Resilience Analysis Framework
A repeatable standard to assess applications and guide strategies for preventing, mitigating, and recovering from failures.
🔹 Why Use This Framework?
- Apply a repeatable standard to assess resilience.
- Guide recovery-oriented strategies for preventing, mitigating, and recovering from failures.
- Build both preventative and corrective controls.
- Ensure observability aligns with resilience strategy.
🔹 Desired Resilience Properties
- Fault Isolation → Prevent cascading failures.
- Sufficient Capacity → Scale workloads under load.
- Timely Output → Meet SLA response times.
- Correct Output → Ensure accurate results.
- Redundancy → Replication, failover, backups.
graph TD
A[Resilient System] --> B[Fault Isolation]
A --> C[Sufficient Capacity]
A --> D[Timely Output]
A --> E[Correct Output]
A --> F[Redundancy]
Action: Validate all systems against these five core properties.
🔹 Categories of Failure (SEEMS)
- Single Points of Failure → No redundancy.
- Excessive Load → Not enough capacity/resources.
- Excessive Latency → Requests not completing on time.
- Misconfiguration & Bugs → Incorrect execution.
- Shared Fate → Violated fault isolation (e.g., noisy neighbors).
flowchart TD
S[Failures] --> SPoF[Single Point of Failure]
S --> EL[Excessive Load]
S --> LAT[Excessive Latency]
S --> BUG[Misconfig & Bugs]
S --> SF[Shared Fate]
Action: Map each workload against SEEMS → design mitigation for each category.
🔹 Analysis Maturity
- Beginning → Component-level checks only.
- Application → End-to-end workload analysis.
- Advanced → Full user journey evaluation.
flowchart LR
B[Beginning: Component-level] --> A[Application: Workload-level] --> ADV[Advanced: User Journey]
Action: Mature resilience testing from components → to workloads → to user journeys.
🔹 What Are We Analyzing?
- End-to-end workload architectures (e.g., mobile in-app purchase flow).
- Includes API gateways, databases, event-driven services, and external dependencies.
Action: Always test user-visible flows, not just infrastructure pieces.
🔹 Common Components to Assess
- Code & Config → CI/CD, IaC, deployment pipelines.
- Infrastructure → Compute, network, storage.
- Data Stores → Databases, replication, caching.
- External Dependencies → APIs, SaaS, partner systems.
Action: Maintain a resilience checklist for each category.
🔹 Resilience Trade-offs
- Cost & Effort → More resilience costs more.
- Complexity → Multi-region = harder to manage.
- Operational Burden → More monitoring, DR drills.
- Consistency & Latency → Trade-offs in distributed systems.
graph TD
A[High Impact & High Likelihood] -->|Action| FIX[Fix Immediately]
B[High Impact & Low Likelihood] -->|Action| BACK[Backups & Runbooks]
C[Low Impact & High Likelihood] -->|Action| AUTO[Automate Recovery]
D[Low Impact & Low Likelihood] -->|Action| MON[Monitor & Accept Risk]
Action: Weigh designs based on likelihood × impact.
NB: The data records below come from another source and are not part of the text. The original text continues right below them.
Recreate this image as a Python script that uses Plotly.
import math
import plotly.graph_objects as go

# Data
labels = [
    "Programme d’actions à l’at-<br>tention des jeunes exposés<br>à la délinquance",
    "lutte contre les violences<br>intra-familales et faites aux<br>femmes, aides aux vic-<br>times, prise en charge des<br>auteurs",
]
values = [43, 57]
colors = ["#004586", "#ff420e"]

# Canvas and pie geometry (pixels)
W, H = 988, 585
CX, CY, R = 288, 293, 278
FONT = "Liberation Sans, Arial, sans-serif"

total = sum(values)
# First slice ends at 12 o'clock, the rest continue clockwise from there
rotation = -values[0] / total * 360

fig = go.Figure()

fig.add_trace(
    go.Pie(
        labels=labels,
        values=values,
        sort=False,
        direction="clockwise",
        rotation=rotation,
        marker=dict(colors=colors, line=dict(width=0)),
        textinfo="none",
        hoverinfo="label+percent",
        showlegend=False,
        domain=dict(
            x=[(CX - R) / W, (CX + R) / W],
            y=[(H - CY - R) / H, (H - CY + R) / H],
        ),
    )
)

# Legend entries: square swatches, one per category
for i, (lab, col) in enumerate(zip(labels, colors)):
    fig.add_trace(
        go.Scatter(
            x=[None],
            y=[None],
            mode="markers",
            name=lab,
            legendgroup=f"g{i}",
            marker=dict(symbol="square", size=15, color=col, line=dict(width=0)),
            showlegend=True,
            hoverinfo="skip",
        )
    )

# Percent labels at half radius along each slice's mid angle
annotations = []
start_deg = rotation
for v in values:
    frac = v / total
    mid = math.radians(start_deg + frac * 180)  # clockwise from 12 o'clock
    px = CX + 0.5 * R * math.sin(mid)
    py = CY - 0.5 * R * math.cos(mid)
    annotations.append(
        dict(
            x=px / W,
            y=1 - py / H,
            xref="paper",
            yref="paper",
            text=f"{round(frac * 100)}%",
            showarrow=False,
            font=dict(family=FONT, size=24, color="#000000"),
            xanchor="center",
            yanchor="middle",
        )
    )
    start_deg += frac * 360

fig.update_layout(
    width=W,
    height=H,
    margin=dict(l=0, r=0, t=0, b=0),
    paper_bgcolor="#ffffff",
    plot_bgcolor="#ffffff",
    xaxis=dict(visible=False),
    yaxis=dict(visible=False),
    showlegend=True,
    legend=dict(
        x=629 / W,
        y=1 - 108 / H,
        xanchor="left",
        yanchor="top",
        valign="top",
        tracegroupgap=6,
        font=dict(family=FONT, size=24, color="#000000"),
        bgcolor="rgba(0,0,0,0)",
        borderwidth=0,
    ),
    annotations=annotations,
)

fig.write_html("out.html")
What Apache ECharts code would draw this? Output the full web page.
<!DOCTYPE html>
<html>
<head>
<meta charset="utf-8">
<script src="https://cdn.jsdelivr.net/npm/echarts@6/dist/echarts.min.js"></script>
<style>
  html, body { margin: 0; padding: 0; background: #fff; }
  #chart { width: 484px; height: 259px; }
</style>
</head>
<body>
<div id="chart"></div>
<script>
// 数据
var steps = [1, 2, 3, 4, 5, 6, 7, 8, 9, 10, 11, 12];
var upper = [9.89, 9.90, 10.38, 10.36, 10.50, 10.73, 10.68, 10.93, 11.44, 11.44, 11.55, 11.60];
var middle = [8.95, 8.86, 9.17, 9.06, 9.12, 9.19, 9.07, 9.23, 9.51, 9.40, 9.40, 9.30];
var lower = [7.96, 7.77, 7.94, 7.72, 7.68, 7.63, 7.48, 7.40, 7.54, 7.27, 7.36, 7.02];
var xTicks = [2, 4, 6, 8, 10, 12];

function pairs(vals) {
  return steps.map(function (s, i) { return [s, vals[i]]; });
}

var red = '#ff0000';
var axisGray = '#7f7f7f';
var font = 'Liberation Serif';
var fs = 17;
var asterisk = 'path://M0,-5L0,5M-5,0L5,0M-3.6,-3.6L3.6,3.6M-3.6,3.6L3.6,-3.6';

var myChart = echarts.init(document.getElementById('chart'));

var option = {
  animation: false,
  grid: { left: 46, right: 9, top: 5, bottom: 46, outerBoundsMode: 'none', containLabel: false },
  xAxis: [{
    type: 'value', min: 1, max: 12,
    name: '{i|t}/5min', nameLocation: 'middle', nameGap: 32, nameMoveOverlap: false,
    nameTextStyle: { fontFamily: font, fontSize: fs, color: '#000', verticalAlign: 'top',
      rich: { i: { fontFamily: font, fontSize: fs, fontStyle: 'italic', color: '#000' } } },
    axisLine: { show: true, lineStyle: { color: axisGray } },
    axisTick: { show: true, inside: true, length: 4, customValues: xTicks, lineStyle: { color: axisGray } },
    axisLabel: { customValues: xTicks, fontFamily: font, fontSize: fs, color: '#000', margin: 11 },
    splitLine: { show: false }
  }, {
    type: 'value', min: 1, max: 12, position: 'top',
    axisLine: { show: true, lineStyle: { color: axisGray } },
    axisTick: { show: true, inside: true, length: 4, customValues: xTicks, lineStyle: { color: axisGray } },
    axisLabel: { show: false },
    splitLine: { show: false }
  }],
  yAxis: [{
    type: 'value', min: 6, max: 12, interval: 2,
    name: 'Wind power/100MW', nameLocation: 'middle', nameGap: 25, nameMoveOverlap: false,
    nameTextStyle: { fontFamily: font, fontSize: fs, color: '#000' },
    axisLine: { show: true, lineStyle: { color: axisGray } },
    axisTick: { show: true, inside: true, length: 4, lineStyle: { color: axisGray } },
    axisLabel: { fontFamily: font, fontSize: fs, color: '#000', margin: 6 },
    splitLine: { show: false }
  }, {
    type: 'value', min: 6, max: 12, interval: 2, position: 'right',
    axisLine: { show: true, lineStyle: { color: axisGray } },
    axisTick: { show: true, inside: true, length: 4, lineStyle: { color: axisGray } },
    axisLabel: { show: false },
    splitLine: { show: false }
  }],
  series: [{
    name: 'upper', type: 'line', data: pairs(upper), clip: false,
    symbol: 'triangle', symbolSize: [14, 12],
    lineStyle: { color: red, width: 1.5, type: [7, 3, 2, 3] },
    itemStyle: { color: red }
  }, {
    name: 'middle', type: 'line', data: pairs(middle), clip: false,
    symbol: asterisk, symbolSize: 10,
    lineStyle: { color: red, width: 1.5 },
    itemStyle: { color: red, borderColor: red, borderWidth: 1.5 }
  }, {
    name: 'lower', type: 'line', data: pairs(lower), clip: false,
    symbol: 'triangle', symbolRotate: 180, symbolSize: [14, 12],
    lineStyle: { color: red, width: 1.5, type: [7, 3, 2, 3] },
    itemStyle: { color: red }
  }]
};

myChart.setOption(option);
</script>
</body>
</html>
Use a risk matrix to prioritize investments.
🔹 Failure Mode Observability
flowchart LR
L[Leading Indicators] --> WARN[Early Warning: Queue Depth, CPU, Latency]
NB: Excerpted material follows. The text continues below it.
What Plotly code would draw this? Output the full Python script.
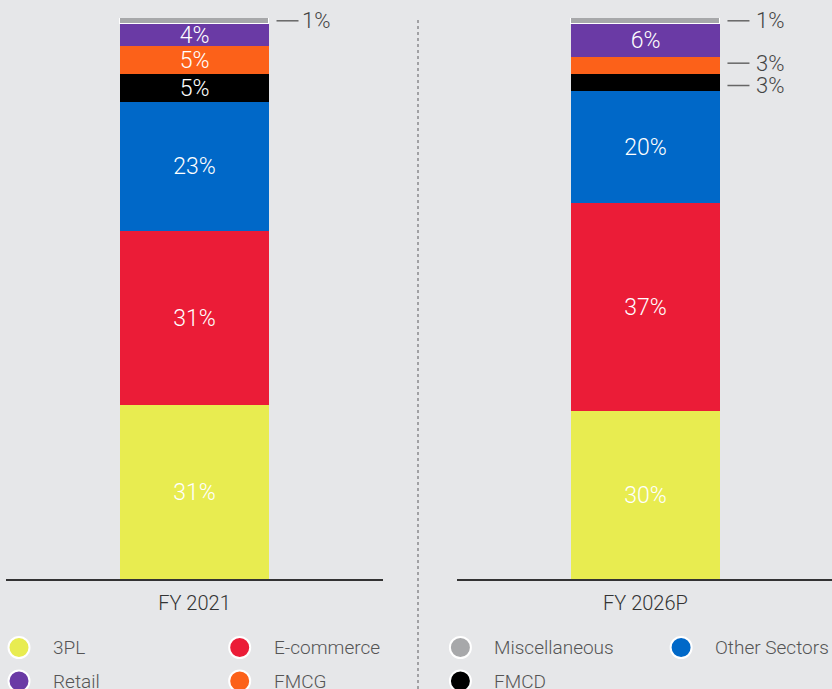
import plotly.graph_objects as go

# Segment shares (%) of each sector, bottom to top of the stack
periods = ["FY 2021", "FY 2026P"]
sectors = ["3PL", "E-commerce", "Other Sectors", "FMCD", "FMCG", "Retail", "Miscellaneous"]
fy2021 = [31, 31, 23, 5, 5, 4, 1]
fy2026 = [30, 37, 20, 3, 3, 6, 1]
colors = ["#e8ec50", "#eb1c37", "#0068c8", "#000000", "#fc6119", "#6a3aa5", "#a7a8aa"]

# Legend reading order
legend_order = ["3PL", "E-commerce", "Miscellaneous", "Other Sectors", "Retail", "FMCG", "FMCD"]

BG = "#e6e7e9"
FONT = "Roboto"
WEIGHT = 300
INSIDE_MIN = 4  # segments at or above this share carry their label inside
PX_PER_PCT = 5.61
BAR_PX = 149  # pixels per x unit (bar width = 1 unit)

fig = go.Figure()

series = [fy2021, fy2026]
axes = [("x", "y"), ("x2", "y2")]
for p, (period, vals) in enumerate(zip(periods, series)):
    xa, ya = axes[p]
    for name, v, c in zip(sectors, vals, colors):
        is_misc = name == "Miscellaneous"
        fig.add_trace(go.Bar(
            x=[period], y=[v], name=name, width=1.0,
            marker=dict(color=c, line=dict(color="white" if is_misc else c,
                                            width=1.5 if is_misc else 0)),
            text=[f"{v}%" if v >= INSIDE_MIN else ""],
            textposition="inside", insidetextanchor="middle",
            textfont=dict(color="white", size=23, family=FONT, weight=WEIGHT),
            xaxis=xa, yaxis=ya, showlegend=False, hoverinfo="skip",
        ))

# Outside labels with leader lines for the thin segments
annotations = []
shapes = []
y_nudge = {("FY 2026P", "FMCG"): -2.5, ("FY 2026P", "FMCD"): 3.0}
text_gap = {"FY 2021": 1, "FY 2026P": 5}
for p, (period, vals) in enumerate(zip(periods, series)):
    xa, ya = axes[p]
    cum = 0
    for name, v in zip(sectors, vals):
        mid = cum + v / 2
        cum += v
        if v >= INSIDE_MIN:
            continue
        ly_ = mid - y_nudge.get((period, name), 0) / PX_PER_PCT
        x0 = 0.5 + 7.5 / BAR_PX
        x1 = 0.5 + 29.5 / BAR_PX
        shapes.append(dict(type="line", xref=xa, yref=ya, x0=x0, x1=x1,
                           y0=ly_, y1=ly_, line=dict(color="#666", width=1.5)))
        annotations.append(dict(x=x1, y=ly_, xref=xa, yref=ya, text=f"{v}%",
                                showarrow=False, xanchor="left", yanchor="middle",
                                xshift=text_gap[period],
                                font=dict(color="#444", size=22, family=FONT, weight=WEIGHT)))

# Legend: circle markers laid out in a 4-column grid along the bottom
col_w, row_h = 220.7, 33.5
lx = [19 + (i % 4) * col_w for i in range(len(legend_order))]
ly = [647.5 + (i // 4) * row_h for i in range(len(legend_order))]
lc = [colors[sectors.index(n)] for n in legend_order]
fig.add_trace(go.Scatter(
    x=lx, y=ly, mode="markers", xaxis="x3", yaxis="y3",
    marker=dict(size=21, color=lc, line=dict(color="white", width=2)),
    showlegend=False, hoverinfo="skip",
))
for n, x, y in zip(legend_order, lx, ly):
    annotations.append(dict(x=x + 32, y=y, xref="x3", yref="y3", text=n,
                            showarrow=False, xanchor="left", yanchor="middle",
                            font=dict(color="#555", size=19, family=FONT, weight=WEIGHT)))

# Dotted divider between the two panels
shapes.append(dict(type="line", xref="paper", yref="paper", x0=418 / 832, x1=418 / 832,
                   y0=0, y1=1 - 17 / 689, line=dict(color="#8a8b8d", width=1.5, dash="dot")))

y_dom = [(689 - 579) / 689, (689 - 18) / 689]
xaxis_common = dict(showline=True, linecolor="#333", linewidth=1.5, ticks="",
                    showgrid=False, zeroline=False, fixedrange=True,
                    tickfont=dict(color="#333", size=20, family=FONT, weight=WEIGHT),
                    ticklabelstandoff=5)
yaxis_common = dict(range=[0, 100], visible=False, showgrid=False, zeroline=False)

fig.update_layout(
    width=832, height=689, autosize=False,
    margin=dict(l=0, r=0, t=0, b=0),
    paper_bgcolor=BG, plot_bgcolor="rgba(0,0,0,0)",
    barmode="stack", bargap=0,
    xaxis=dict(domain=[6 / 832, 383 / 832], range=[-1.265, 1.265], **xaxis_common),
    xaxis2=dict(domain=[457 / 832, 1], range=[-1.265, 1.252], anchor="y2", **xaxis_common),
    yaxis=dict(domain=y_dom, anchor="x", **yaxis_common),
    yaxis2=dict(domain=y_dom, anchor="x2", **yaxis_common),
    xaxis3=dict(domain=[0, 1], range=[0, 832], visible=False, anchor="y3"),
    yaxis3=dict(domain=[0, 1], range=[689, 0], visible=False, anchor="x3"),
    uniformtext=dict(minsize=23, mode="show"),
    annotations=annotations, shapes=shapes,
    showlegend=False,
)

fig.write_html("out.html")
G[Lagging Indicators] --> ISSUE[Customer Visible: Downtime, Errors]
Action: Instrument for both — catch failures before users see them.
🔹 Failure Mode Mitigations
- Preventative → Capacity planning, failover, chaos testing.
- Corrective → Incident response, runbooks, rollback, hotfix.
flowchart TD
F[Failure Mode] --> P[Preventative]
F --> C[Corrective]
Action: Pair each failure mode with preventative + corrective controls.
🔹 Continuous Improvement
- Operationalize → Schedule resilience reviews and DR tests.
- Test → Regular chaos drills and synthetic failure injection.
- Learn → Post-incident reviews, update playbooks.
flowchart LR
O[Operationalize] --> T[Test: Chaos Drills]
T --> L[Learn & Improve]
L --> O
Action: Treat resilience as an iterative lifecycle, not one-time design.
🔹 Key Takeaways
- Resilience = prevent, mitigate, recover.
- The framework goes beyond traditional architecture → more holistic analysis.
- Build a toolbox:
- Identify failure modes
- Create observability
- Define mitigations
- Continuous improvement is essential.
Action: Embed this framework into project reviews, DR planning, and system design docs.